Halford covered a lot in eight hours over two days, so I will pass on a few highlights that may be especially relevant to our MBA community.
- There is an optimal level of stress that brain researchers call "eustress". Less than that and you may not be motivated enough to perform at your best. More than that and you become less productive and head toward burnout. In eustress, managers and leaders feel a compelling sense of purpose that is motivating and energizing. High levels of chronic stress lead to worsening performance, numerous health risks, and (most scary to me) actual shrinkage of the brain. Halford suggests taking a photo every day of something you like in order to stay inspired; the positive effect on the brain is amplified if you post it somewhere, like on Instagram or Facebook.

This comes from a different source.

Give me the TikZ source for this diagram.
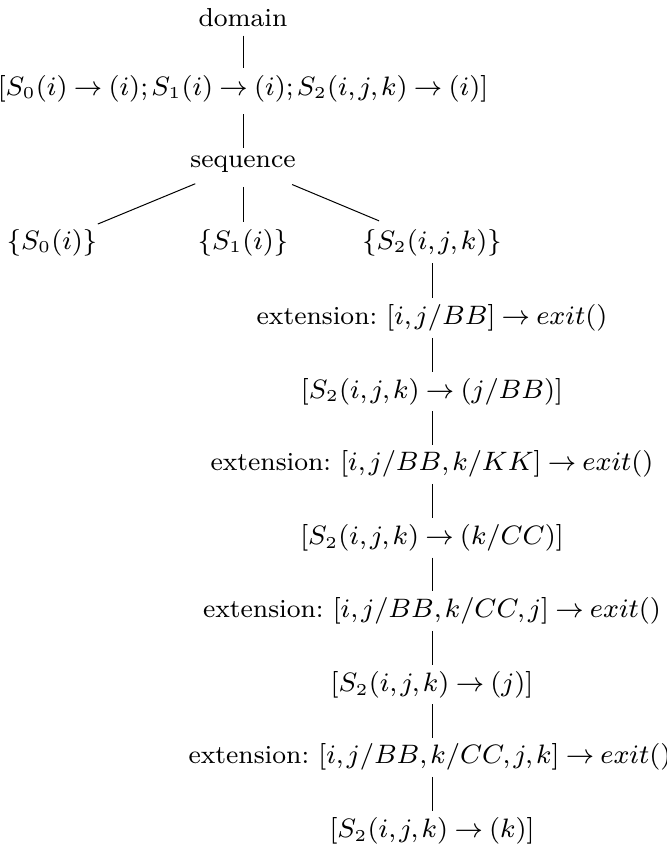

- We need to re-set our brains regularly to continue to perform well. Five daily- mental re-setters include:
1) exercise (30 minutes per day),
2) sleep (7-9 hours depending on the individual),
3) meditation/mindfulness practice (three 10-minute intervals per day),
4) laughter (on a daily basis), and
5) connecting (sharing things that are intimate and/or make you proud).
- Pulse your work. Research indicates that the brain performs best with 52 minutes of focus and 17 minutes off, but a more actionable ratio that will still provide good results is 50 minutes on and 10 minutes off.
- Your brain needs lots of water and glucose. Feed it every 90-120 minutes. Drink plenty of water. Good brain foods include apples, eggs, avocados, dark leafy vegetables, berries, nuts, fish and seafood, dark chocolate, olive oil, caffeine and grass-fed beef.
- Make your work group smarter by 1) having an even distribution of roles and participation, 2) learning about each other's lives outside of work, and 3) forming teams with a ratio of 60% women to 40% men. If you can't achieve that ratio (which is frequent), then it becomes more important to enforce the first two suggestions.
Leaders and managers need high-functioning brains at all times in order to perform well at work. Because neuroscientists know a lot more about how the human brain can thrive than they did a decade ago, we can develop habits and practices to ensure that our brains serve us throughout our long and productive careers. Our Graduate Programs Office staff discussed the workshop takeaways, including how we can apply them ourselves and how we can better serve our students. Get ready for apples at breaks Cohort 8 and Wine 4!